Advisers urged to consider ‘vulnerability’ of older borrowers

Mortgage and equity release advisers have a duty of care to assess the potential vulnerability of later life clients.
The comments were made by TSF Mental capacity assessors founder, Tim Farmer, talking at the National Later Life Adviser Conference.  
In recent years there has been a significant rise in the number of older borrowers seeking mortgages and equity release products. Farmer pointed out that this could be a challenge for many advisers, particularly as their vulnerability may be subject to change over time.  
He says that any assessment should take into account three contributing factors: individual, wider environmental factors, and the activity (or inactivity) of lenders to that vulnerability.  

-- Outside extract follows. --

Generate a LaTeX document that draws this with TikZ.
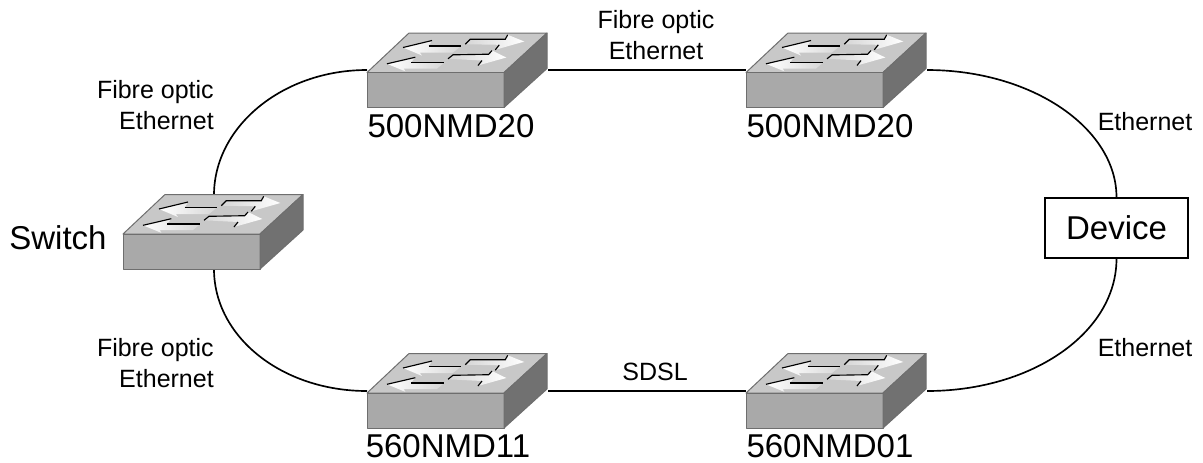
\documentclass[tikz,border=0pt]{standalone}
\usepackage{fontspec}
\setmainfont{Liberation Sans}
\definecolor{swtop}{HTML}{C8C8C8}
\definecolor{swfront}{HTML}{A9A9A9}
\definecolor{swside}{HTML}{717171}
\definecolor{swedge}{HTML}{6E6E6E}
\tikzset{
  link/.style={draw=black,line width=1.25pt},
  small/.style={inner sep=0pt,font=\fontsize{18.75pt}{23.25pt}\selectfont},
  big/.style={inner sep=0pt,anchor=base,font=\fontsize{24.75pt}{29pt}\selectfont},
  devbox/.style={draw=black,line width=1.45pt,fill=white,minimum width=107.6pt,minimum height=44.6pt,inner sep=0pt,font=\fontsize{24.75pt}{29pt}\selectfont},
  leftfade/.style={left color=white,middle color=white,right color=white!25!swtop},
  rightfade/.style={left color=white!25!swtop,middle color=white,right color=white},
  arrowline/.style={draw=black,line width=0.85pt,line join=miter},
  switchbox/.pic={
    \filldraw[fill=swtop,draw=swedge,line width=0.75pt,line join=round] (0,0) -- (42,-39.5) -- (180,-39.5) -- (137,0) -- cycle;
    \filldraw[fill=swfront,draw=swedge,line width=0.75pt,line join=round] (0,0) -- (137,0) -- (137,35) -- (0,35) -- cycle;
    \filldraw[fill=swside,draw=swedge,line width=0.75pt,line join=round] (137,0) -- (180,-39.5) -- (180,-4) -- (137,35) -- cycle;
    % left-pointing upper arrow
    \shade[leftfade] (36,-25) -- (65,-32) -- (61.7,-26.5) -- (94,-26.5) -- (86,-20) -- (52.7,-20) -- (55,-17) -- cycle;
    \draw[arrowline] (36,-25) -- (65,-32);
    \draw[arrowline] (61.7,-26.5) -- (94,-26.5);
    % left-pointing lower arrow
    \shade[leftfade] (20,-8.7) -- (48.3,-15.3) -- (44,-10) -- (77.3,-10) -- (70,-4) -- (36.7,-4) -- (38.3,-1.2) -- cycle;
    \draw[arrowline] (20,-8.7) -- (48.3,-15.3);
    \draw[arrowline] (44,-10) -- (77.3,-10);
    % right-pointing upper arrow
    \shade[rightfade] (98.3,-28.3) -- (103.3,-33.3) -- (138.3,-33.3) -- (140.7,-37.7) -- (157.3,-31) -- (128.3,-22.7) -- (132.3,-27.7) -- cycle;
    \draw[arrowline] (98.3,-28.3) -- (103.3,-33.3) -- (138.3,-33.3) -- (140.7,-37.7);
    \draw[arrowline] (128.3,-22.7) -- (132.3,-27.7);
    % right-pointing lower arrow
    \shade[rightfade] (81,-13.7) -- (86,-17.7) -- (121.7,-18.3) -- (125,-22) -- (139.3,-15) -- (111,-7) -- (115,-12) -- cycle;
    \draw[arrowline] (81,-13.7) -- (86,-17.7) -- (121.7,-18.3) -- (125,-22);
    \draw[arrowline] (111,-7) -- (115,-12);
  }
}
\begin{document}
\begin{tikzpicture}[x=0.75pt,y=-0.75pt]
\useasboundingbox (0,0) rectangle (1203,462);
\coordinate (swAt) at (214,195);
\coordinate (swAb) at (214,269);
\coordinate (tlL) at (367,70);
\coordinate (tlR) at (548,70);
\coordinate (trL) at (746,70);
\coordinate (trR) at (927,70);
\coordinate (blL) at (367,391);
\coordinate (blR) at (548,391);
\coordinate (brL) at (746,391);
\coordinate (brR) at (927,391);
\node[devbox] (dev) at (1116.5,228) {Device};
\draw[link] (swAt) .. controls +(0,-68) and +(-85,0) .. (tlL);
\draw[link] (tlR) -- (trL);
\draw[link] (trR) .. controls +(105,0) and +(0,-69) .. (dev.north);
\draw[link] (swAb) .. controls +(0,68) and +(-85,0) .. (blL);
\draw[link] (blR) -- (brL);
\draw[link] (brR) .. controls +(105,0) and +(0,74) .. (dev.south);
\pic (sw0) at (123,234) {switchbox};
\pic (sw1) at (367,72.5) {switchbox};
\pic (sw2) at (746,72.5) {switchbox};
\pic (sw3) at (367,393) {switchbox};
\pic (sw4) at (746,393) {switchbox};
\node[big] (n0) at (58,249) {Switch};
\node[big] (n1) at (451,137.5) {500NMD20};
\node[big] (n2) at (830,137.5) {500NMD20};
\node[big] (n3) at (448,457) {560NMD11};
\node[big] (n4) at (830,457) {560NMD01};
\node[small,align=right,anchor=east] (l1) at (214,105) {Fibre optic\\Ethernet};
\node[small,align=center] (l2) at (656,35.5) {Fibre optic\\Ethernet};
\node[small,align=right,anchor=east] (l3) at (214,363.5) {Fibre optic\\Ethernet};
\node[small] (l4) at (1145,122) {Ethernet};
\node[small] (l5) at (1145,348) {Ethernet};
\node[small] (l6) at (655,372) {SDSL};
\end{tikzpicture}
\end{document}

Farmer adds that advisers have to understand their client fully to ascertain what stage or state they may be at, and how likely this might change in future.  
He says: “Advisers need to get to know their clients and understand their key life stages, because they will impact the advice they give.
“Clients may be okay one day and not they next. They can move from a situation of temporary vulnerability to more permanent vulnerability.”
Using third party assessors can help head off potential difficulties for both adviser and client in the future. It will ensure that there is evidence that clients understand the decisions they are taking and the potential consequences, should this course of action be challenged at a later date.
Farmer says this is an issue remains under FCA review, and the regulator has its own definition of financial vulnerability.  
Advisers at the conference — held at the Madejski Stadium, Reading —   also heard that financial vulnerability can affect those of all ages, and should be an issue they bear in mind when offering lending advice. One of the keynote speakers at the event was former boxer Frank Bruno who discussed his mental health problems.